Citroen Cactus M Concept Revealed Before Frankfurt Premiere
Mehari-Inspired Convertible Based on C4 Cactus Compact Crossover
Citroen pulled the sheets off the Cactus M concept a few weeks in advance of its world debut at the Frankfurt Motor Show. Based on the distinctive C4 Cactus compact crossover, the Cactus M ditches that model’s rear doors, B and C pillars, and roof to create an open-air beach cruiser. Citroen used the 2CV Mehari off-roader as its muse in creating the Cactus M, which looks perfectly poised to take on the coastlines of Goa, Maui, Bali, or Valparaiso.

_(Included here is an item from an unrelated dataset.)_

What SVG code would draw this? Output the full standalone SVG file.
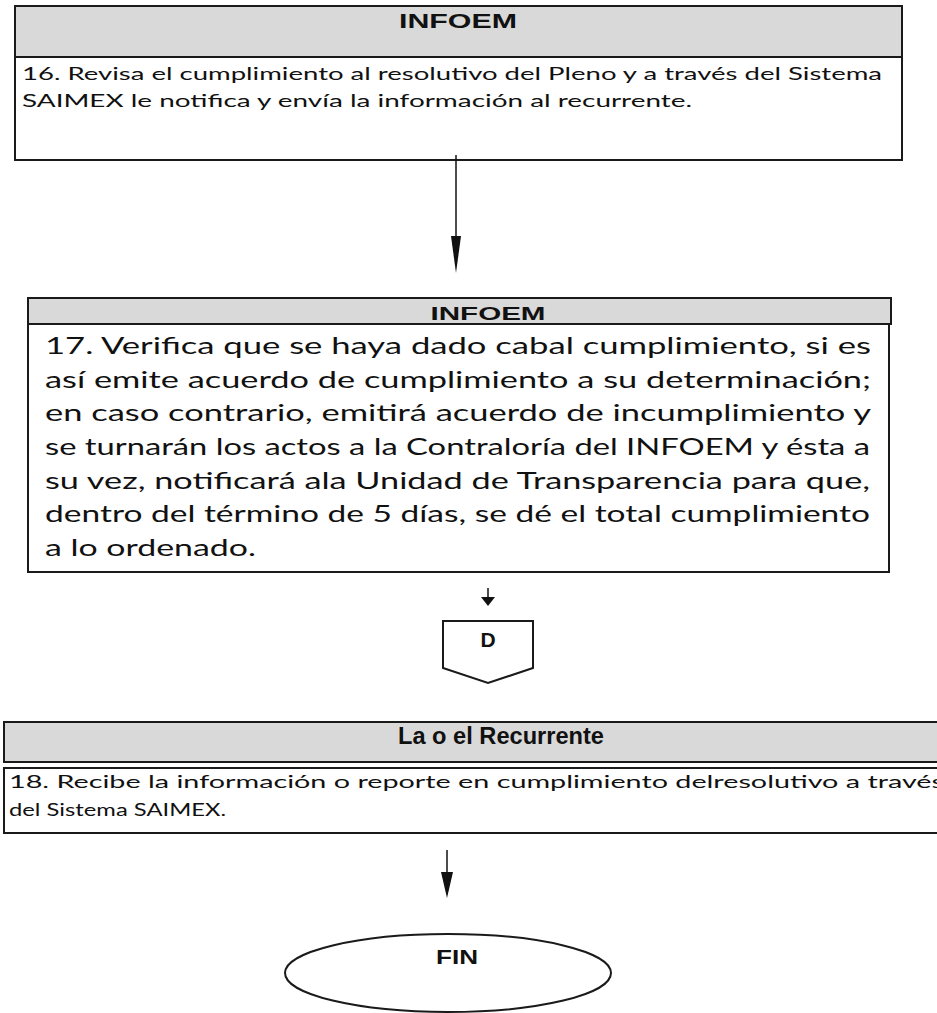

The Cactus M looks a fair bit like its closed-roof cousin from the beltline down, but a new, more-upright windshield frame and D-pillar hoop are trimmed in woodgrain-look materials. Additionally, like the Mehari that came before it, the Cactus M features painted plastic bodywork, helping resist dents and lower weight. The interior is trimmed with weather and salt-resistant materials, while waterproof upholstery and drain plugs in the floor mean owners can hose the salt, sand, and mud from the interior when it gets dirty.
In case of inclement weather, a flexible top can be stretched over the twin roof hoops, held in place by inflatable roof rails. The top can also be repurposed to make a bivouac or tent for overnighting. The rear seat can perform acrobatics as well, making a bench that extends beyond the rear hatch for seaside lounging.
The lighthearted design features an ocean blue exterior color combined with red and black upholstery. The color scheme would fit in perfectly in any city along Italy’s Mediterranean coast. Surf culture was a primary inspiration for the little SUV’s design; the wood grain hoop trim is designed to call surfboards to mind, while the floral wheel design is taken from wetsuits.
The Citroen Cactus M is powered by a 110hp, 1.2L I-3, mated to a six-speed automatic transmission. Tall, narrow tires help provide traction in a variety of surfaces, and Citroen Airbump air-filled bumpers deflect small impacts to protect the bodywork. The company claims the Cactus M will get 49 U.S. mpg.
Its odds of coming to American roads are practically nil. Besides the fact that Citroen doesn’t market vehicles in the U.S. anymore, the Cactus M would be a novelty at best on our roads. It likely wouldn’t even sell well in sundrenched cities like Miami and San Diego, given those markets’ propensity toward high-lux hardware rather than simple fun. Nevertheless, the Cactus M’s Mehari-inspired lightheartedness makes us want to drive one bad, even if it’s just while on vacation in Puerto Vallarta.